Внутри института я тоже ничего не узнаю. Здания, полуразрушенные войной, теперь отстроены, очень расширены. Не нахожу того отделения, где лежала 20 лет тому назад, а казалось, пройду к нему с завязанными глазами! Хожу — смотрю, что сохранилось из старого? Что родилось нового? Разговариваю с врачами, иные знакомы мне еще по прежним приездам в Одессу. Встретила Д.Г. Бушмича, — 20 лет назад он был молодой, обещающий врач, сегодня он сдержал все обещания: профессор, известный хирург — и все еще молодой!
Одно уже ясно мне из этих первых прогулок по этажам и отделениям: институт живет. Он не просто катится, как вагонетка по инерции толчка, полученного от могучей руки В.П. Филатова. Институт осваивает новое, он дерзает и растет, он идет дальше, — значит, живет!
Хочу нащупать то место, где смерть остановила Владимира Петровича, где пришелся «стык»: вот это делал еще он сам, а вот это делают уже другие, делают после него.
Необходимо оговориться: провести эту демаркационную линию чрезвычайно трудно. Ведь все новое вырастает из старого. Сам В.П. Филатов сделал замечательные открытия и находки, осваивая опыт врачей, живших и работавших как до него, так и в его время. Теперь в основе нового, открываемого учениками Филатова, лежат его мысли, его далеко шедшие предвидения.
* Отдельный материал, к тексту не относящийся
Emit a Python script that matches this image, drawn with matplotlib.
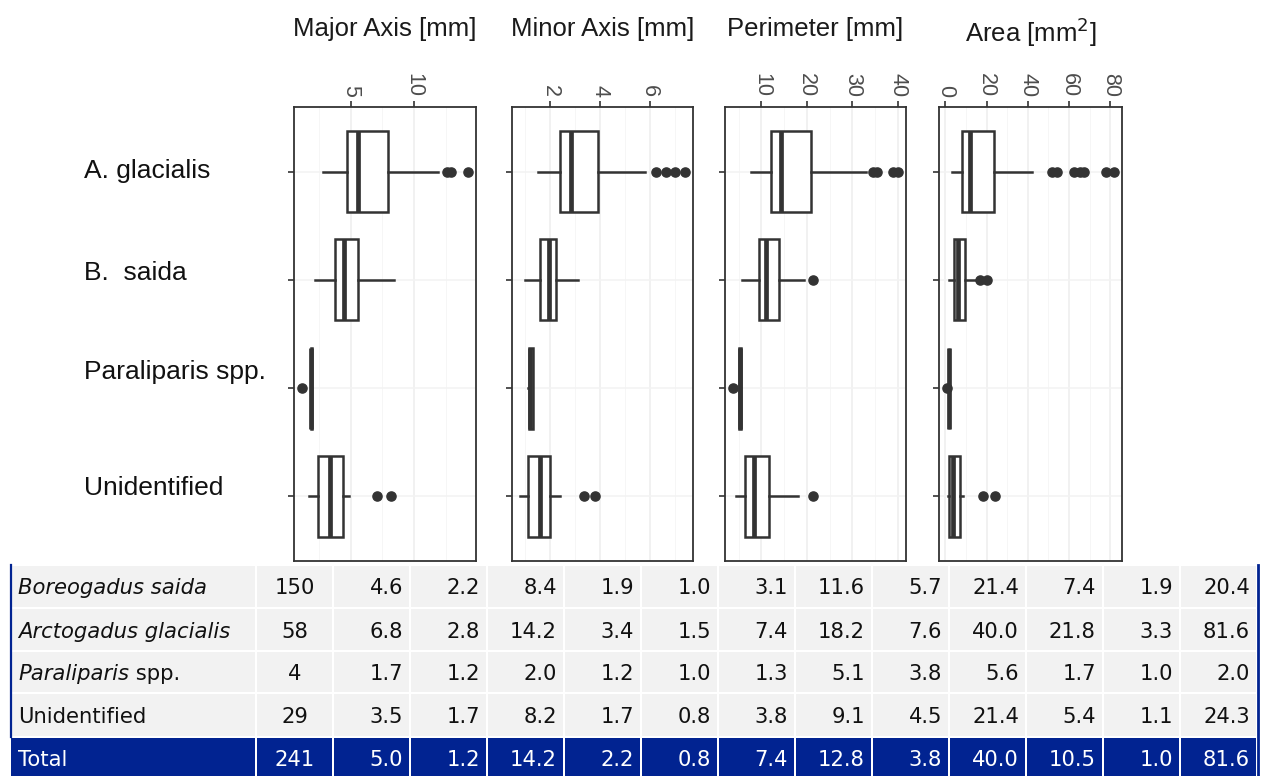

Одно из первых впечатлений моих двадцать лет тому назад: девочка Галя с глазами, обваренными кипятком из опрокинувшегося на нее чайника. Тогда мать привезла Галю к Филатову — и увезла ее обратно ни с чем: лечение таких ожогов было в то время еще не освоено. Другое, такое же раннее и такое же сильное мое воспоминание той поры (1940 год) — женщина, которой ревнивый негодяй выжег глаза серной кислотой. Владимир Петрович Филатов положил много кропотливых усилий на то, чтобы «сделать ей лицо» и добраться до ее заросших глаз. Когда это было достигнуто, выяснилось, что эта слепая женщина отличает свет от тьмы. У В.П. Филатова возникла тогда надежда: может быть, глубоко лежащие слои глазной роговицы сохранили хоть какую-то долю прозрачности? Может быть, можно оперативным путем добиться хоть самого минимального зрения?